— start The input —
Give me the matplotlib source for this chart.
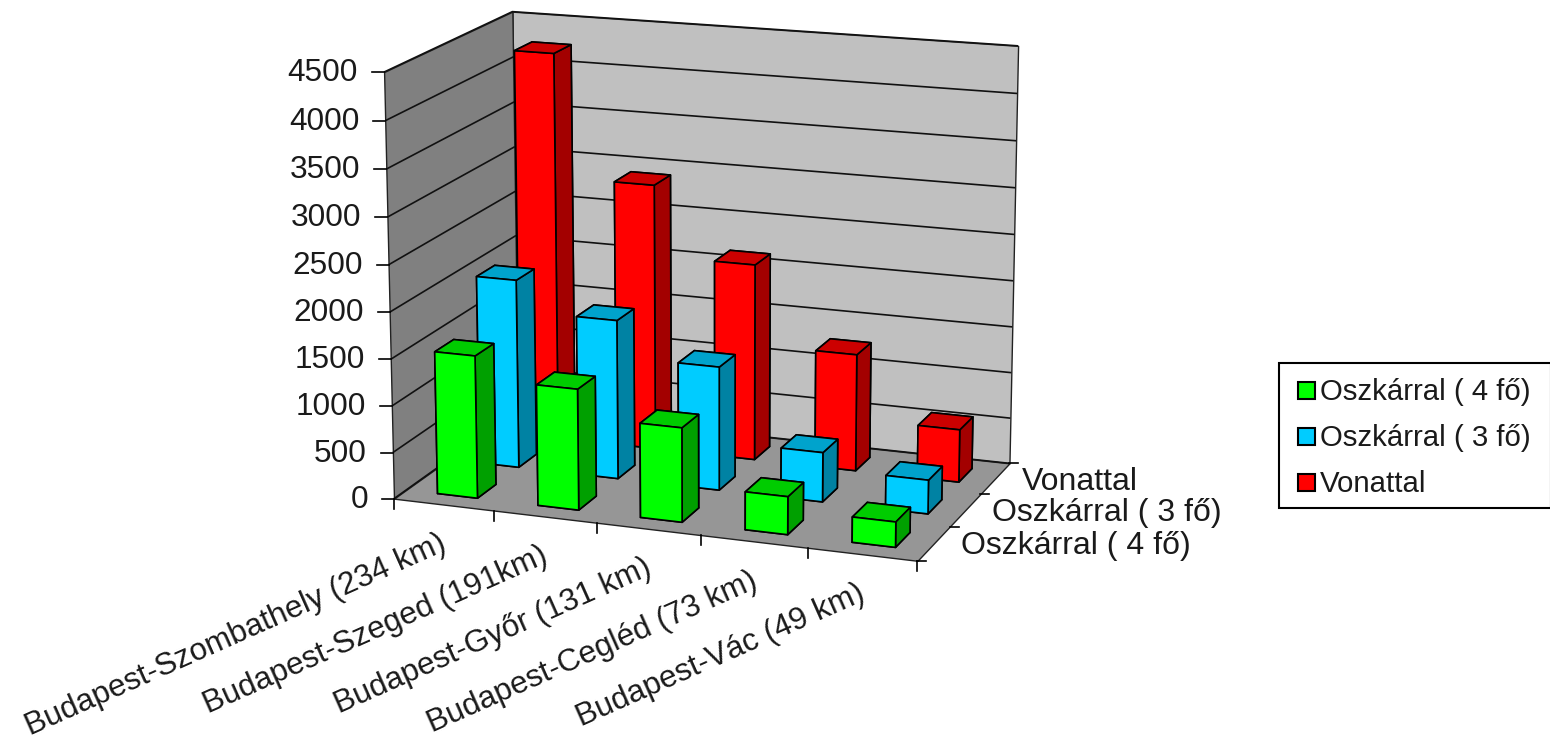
import numpy as np
import matplotlib
matplotlib.use("Agg")
import matplotlib.pyplot as plt
from matplotlib.patches import Rectangle
from mpl_toolkits.mplot3d.art3d import Poly3DCollection, Line3DCollection

plt.rcParams['font.family'] = ['Liberation Sans', 'DejaVu Sans']

routes = ["Budapest-Szombathely (234 km)", "Budapest-Szeged (191km)", "Budapest-Győr (131 km)",
          "Budapest-Cegléd (73 km)", "Budapest-Vác (49 km)"]
series = ["Oszkárral ( 4 fő)", "Oszkárral ( 3 fő)", "Vonattal"]
oszkar_4 = [1530, 1290, 1000, 400, 265]
oszkar_3 = [2050, 1720, 1330, 530, 360]
vonattal = [4250, 2910, 2140, 1270, 570]
z_ticks = [0, 500, 1000, 1500, 2000, 2500, 3000, 3500, 4000, 4500]

# front, top, side colours of each series
colours = [("#00FF00", "#00CC00", "#00A000"),
           ("#00CCFF", "#00A3CC", "#0082A3"),
           ("#FF0000", "#CC0000", "#A30000")]

W, H = 1550, 743
n_x, n_y, z_max = len(routes), len(series), z_ticks[-1]

fig = plt.figure(figsize=(W / 100, H / 100), dpi=100, facecolor="white")
ax = fig.add_axes([0, (H - W) / 2 / H, 1, W / H], projection="3d", computed_zorder=False)
ax.set_axis_off()
ax.apply_aspect()

# where the corners of the chart box sit in the picture, used to fit the view
box_corners = [(0, 0, 0), (n_x, 0, 0), (n_x, n_y, 0), (0, n_y, 0),
               (0, 0, z_max), (0, n_y, z_max), (n_x, n_y, z_max)]
box_pixels = [(395, 499), (917, 561), (1010, 463), (517, 410),
              (383.5, 71.5), (513, 12), (1018, 46)]


def fit_view(corners, pixels):
    # least squares perspective matrix from data coordinates to picture pixels
    rows, rhs = [], []
    for (x, y, z), (u, v) in zip(corners, pixels):
        rows.append([x, y, z, 1, 0, 0, 0, 0, -u * x, -u * y, -u * z])
        rows.append([0, 0, 0, 0, x, y, z, 1, -v * x, -v * y, -v * z])
        rhs += [u, v]
    p = np.linalg.lstsq(np.array(rows, float), np.array(rhs, float), rcond=None)[0]
    return np.array([p[:4], p[4:8], p[8:11].tolist() + [1.0]])


P = fit_view(box_corners, box_pixels)


def to_pixel(x, y, z):
    u, v, w = P @ np.array([x, y, z, 1.0])
    return u / w, v / w


# same fit again but in the 2D coordinates the 3D axes draws in, plus a depth row
axes_pixels = ax.transData.inverted().transform([(u, H - v) for u, v in box_pixels])
P2 = fit_view(box_corners, axes_pixels)
depth = np.array([-0.3 / n_x, 1.0 / n_y, -0.3 / z_max, 0.0]) * P2[2, 3]
M = np.array([P2[0], P2[1], depth, P2[2]])
ax.get_proj = lambda: M

# walls and floor
floor = [(0, 0, 0), (n_x, 0, 0), (n_x, n_y, 0), (0, n_y, 0)]
back = [(0, n_y, 0), (n_x, n_y, 0), (n_x, n_y, z_max), (0, n_y, z_max)]
side = [(0, 0, 0), (0, n_y, 0), (0, n_y, z_max), (0, 0, z_max)]
for verts, col in [(back, "#C0C0C0"), (side, "#808080"), (floor, "#969696")]:
    ax.add_collection3d(Poly3DCollection([verts], facecolor=col, edgecolor="#222222",
                                         linewidth=1.0, zorder=0.5))

# gridlines
grid = [[(0, 0, z), (0, n_y, z), (n_x, n_y, z)] for z in z_ticks]
ax.add_collection3d(Line3DCollection(grid, colors="#111111", linewidths=1.2, zorder=2))

# bars, back row first and right to left inside a row
bar_w, bar_d = 0.40, 0.44
all_values = [oszkar_4, oszkar_3, vonattal]
zo = 3
for j in range(n_y - 1, -1, -1):
    front, top, right = colours[j]
    # bar3d face order: bottom, top, front, back, left, right
    face_cols = [front, top, front, front, right, right]
    for i in range(n_x - 1, -1, -1):
        b = ax.bar3d(i + 0.515 - bar_w / 2, j + 0.5 - bar_d / 2, 0, bar_w, bar_d, all_values[j][i],
                     color=face_cols, shade=False, edgecolor="black", linewidth=1.2)
        b.set_zorder(zo)
        zo += 1

# flat layer in picture pixels for ticks, labels and legend
ov = fig.add_axes([0, 0, 1, 1], facecolor="none", zorder=10)
ov.set_xlim(0, W)
ov.set_ylim(H, 0)
ov.set_axis_off()

for z in z_ticks:
    u, v = to_pixel(0, 0, z)
    ov.plot([u - 12, u], [v, v], color="black", lw=1.2)
    ov.text(u - 26, v + 1, f"{z}", ha="right", va="center", fontsize=22.7, color="#1a1a1a")

for i in range(n_x + 1):
    u, v = to_pixel(i, 0, 0)
    ov.plot([u, u], [v, v + 10], color="black", lw=1.2)

for i, name in enumerate(routes):
    u, v = to_pixel(i + 0.5, 0, 0)
    ov.text(u + 1, v + 38, name, rotation=24, rotation_mode="anchor", ha="right", va="center",
            fontsize=22.6, color="#1a1a1a")

for j in range(n_y + 1):
    u, v = to_pixel(n_x, j, 0)
    ov.plot([u, u + 9], [v, v], color="black", lw=1.2)

for j, name in enumerate(series):
    u, v = to_pixel(n_x, j + 0.5, 0)
    ov.text(u + 27, v + 3, name, ha="left", va="center", fontsize=23, color="#1a1a1a")

# legend
ov.add_patch(Rectangle((1279, 363), 272, 145, facecolor="white", edgecolor="black", lw=1.5))
for name, cols, y in zip(series, colours, [390, 436, 482]):
    ov.add_patch(Rectangle((1298, y - 8), 17, 17, facecolor=cols[0], edgecolor="black", lw=1.5))
    ov.text(1320, y + 1.5, name, ha="left", va="center", fontsize=21.2, color="#1a1a1a")

fig.savefig("out.png", dpi=100)
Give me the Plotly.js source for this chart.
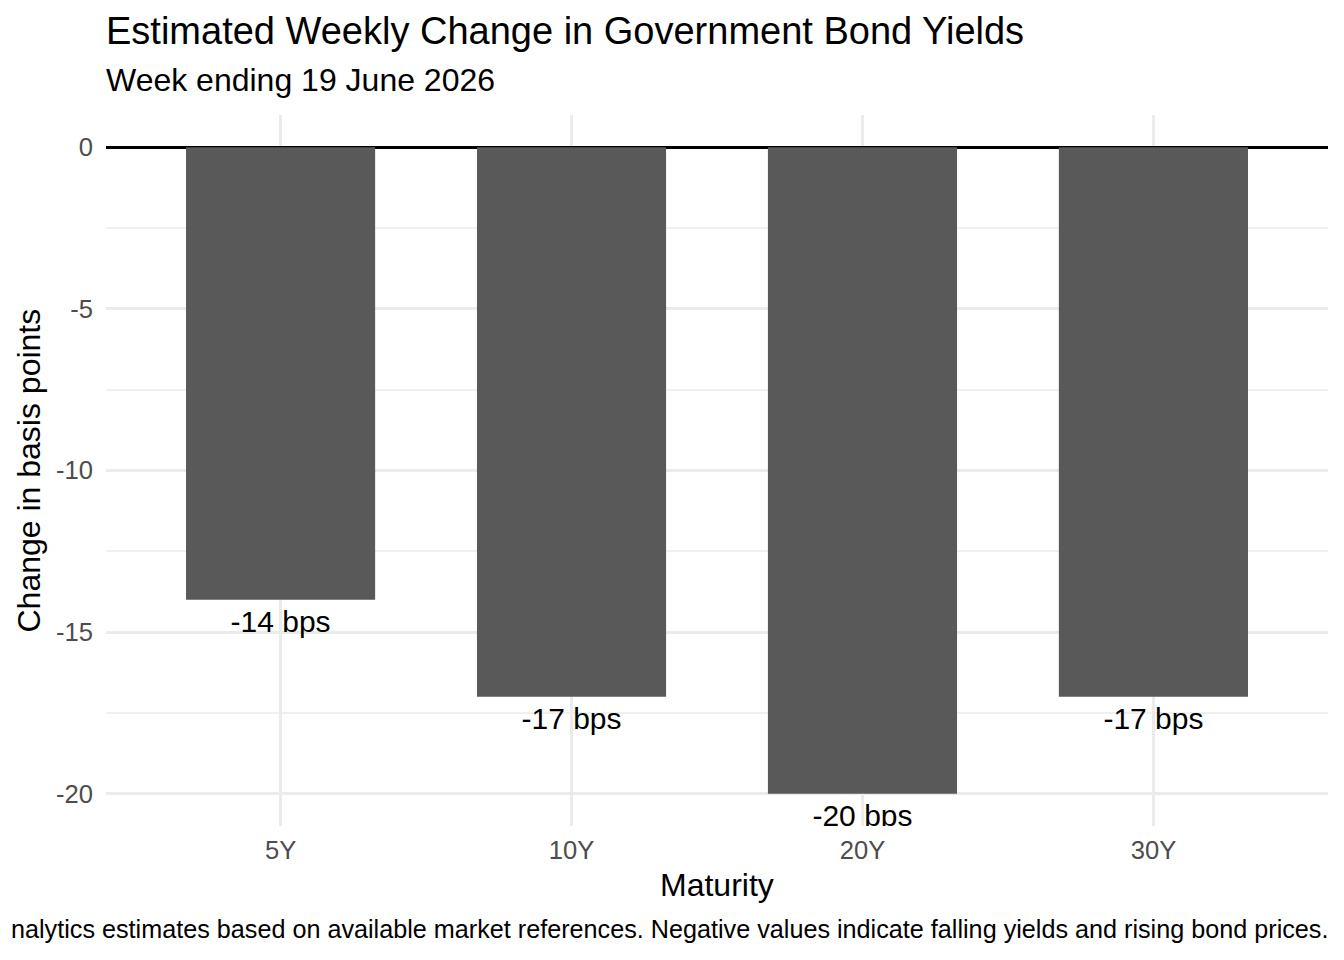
<!DOCTYPE html>
<html>
<head>
<meta charset="utf-8">
<script src="https://cdn.plot.ly/plotly-3.0.1.min.js"></script>
<style>
  html, body { margin: 0; padding: 0; background: #ffffff; }
  #chart { width: 1344px; height: 960px; }
</style>
</head>
<body>
<div id="chart"></div>
<script>
// chart data
const maturities = ['5Y', '10Y', '20Y', '30Y'];
const yieldChange = [-14, -17, -20, -17];
const barLabels = ['-14 bps', '-17 bps', '-20 bps', '-17 bps'];
const yTickVals = [0, -5, -10, -15, -20];
const yTickText = ['0', '-5', '-10', '-15', '-20'];

const FONT = '"Liberation Sans", Arial, Helvetica, sans-serif';
const LABEL_GAP = 0.77; // label sits about one text height below the bar end

const bars = {
  type: 'bar',
  x: maturities,
  y: yieldChange,
  width: 0.65,
  marker: { color: '#595959', line: { width: 0 } },
  hoverinfo: 'skip'
};

const labels = {
  type: 'scatter',
  mode: 'text',
  x: maturities,
  y: yieldChange.map(v => v - LABEL_GAP),
  text: barLabels,
  textposition: 'middle center',
  textfont: { family: FONT, size: 30, color: '#000000' },
  cliponaxis: true,
  hoverinfo: 'skip',
  showlegend: false
};

const layout = {
  width: 1344,
  height: 960,
  margin: { l: 106, r: 16, t: 115, b: 134 },
  paper_bgcolor: '#ffffff',
  plot_bgcolor: '#ffffff',
  showlegend: false,
  font: { family: FONT, color: '#000000' },
  xaxis: {
    type: 'category',
    range: [-0.6, 3.6],
    showgrid: true,
    gridcolor: '#EBEBEB',
    gridwidth: 3,
    showline: false,
    zeroline: false,
    ticks: '',
    ticklabelstandoff: 6,
    tickfont: { family: FONT, size: 25.6, color: '#4D4D4D' },
    fixedrange: true
  },
  yaxis: {
    range: [-21, 1],
    tickvals: yTickVals,
    ticktext: yTickText,
    showgrid: true,
    gridcolor: '#EBEBEB',
    gridwidth: 3,
    minor: { dtick: 2.5, tick0: 0, showgrid: true, gridcolor: '#F0F0F0', gridwidth: 2 },
    zeroline: true,
    zerolinecolor: '#000000',
    zerolinewidth: 3.2,
    layer: 'above traces',
    showline: false,
    ticks: '',
    ticklabelstandoff: 12,
    tickfont: { family: FONT, size: 25.6, color: '#4D4D4D' },
    fixedrange: true
  },
  annotations: [
    {
      text: 'Estimated Weekly Change in Government Bond Yields',
      xref: 'paper', yref: 'paper', x: 0, y: 1,
      xanchor: 'left', yanchor: 'middle', yshift: 84, xshift: -2,
      showarrow: false,
      font: { family: FONT, size: 38, color: '#000000' }
    },
    {
      text: 'Week ending 19 June 2026',
      xref: 'paper', yref: 'paper', x: 0, y: 1,
      xanchor: 'left', yanchor: 'middle', yshift: 35, xshift: -2,
      showarrow: false,
      font: { family: FONT, size: 32, color: '#000000' }
    },
    {
      text: 'Maturity',
      xref: 'paper', yref: 'paper', x: 0.5, y: 0,
      xanchor: 'center', yanchor: 'middle', yshift: -59,
      showarrow: false,
      font: { family: FONT, size: 32, color: '#000000' }
    },
    {
      text: 'Change in basis points',
      xref: 'paper', yref: 'paper', x: 0, y: 0.5,
      xanchor: 'center', yanchor: 'middle', xshift: -78,
      textangle: -90,
      showarrow: false,
      font: { family: FONT, size: 32, color: '#000000' }
    },
    {
      text: 'nalytics estimates based on available market references. Negative values indicate falling yields and rising bond prices.',
      xref: 'paper', yref: 'paper', x: 1, y: 0,
      xanchor: 'right', yanchor: 'middle', yshift: -103, xshift: 2,
      showarrow: false,
      font: { family: FONT, size: 25.2, color: '#000000' }
    }
  ]
};

Plotly.newPlot('chart', [bars, labels], layout, { displayModeBar: false, staticPlot: true });
</script>
</body>
</html>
— end The input —
Pictures should be left out. Retype only the run of lines from the line containing "Give me the Plotly.js source for this chart." to the line containing "const yTickText = ['0', '-5', '-10', '-15', '-20'];", inclusive.

# Written answer:
Give me the Plotly.js source for this chart.
<!DOCTYPE html>
<html>
<head>
<meta charset="utf-8">
<script src="https://cdn.plot.ly/plotly-3.0.1.min.js"></script>
<style>
  html, body { margin: 0; padding: 0; background: #ffffff; }
  #chart { width: 1344px; height: 960px; }
</style>
</head>
<body>
<div id="chart"></div>
<script>
// chart data
const maturities = ['5Y', '10Y', '20Y', '30Y'];
const yieldChange = [-14, -17, -20, -17];
const barLabels = ['-14 bps', '-17 bps', '-20 bps', '-17 bps'];
const yTickVals = [0, -5, -10, -15, -20];
const yTickText = ['0', '-5', '-10', '-15', '-20'];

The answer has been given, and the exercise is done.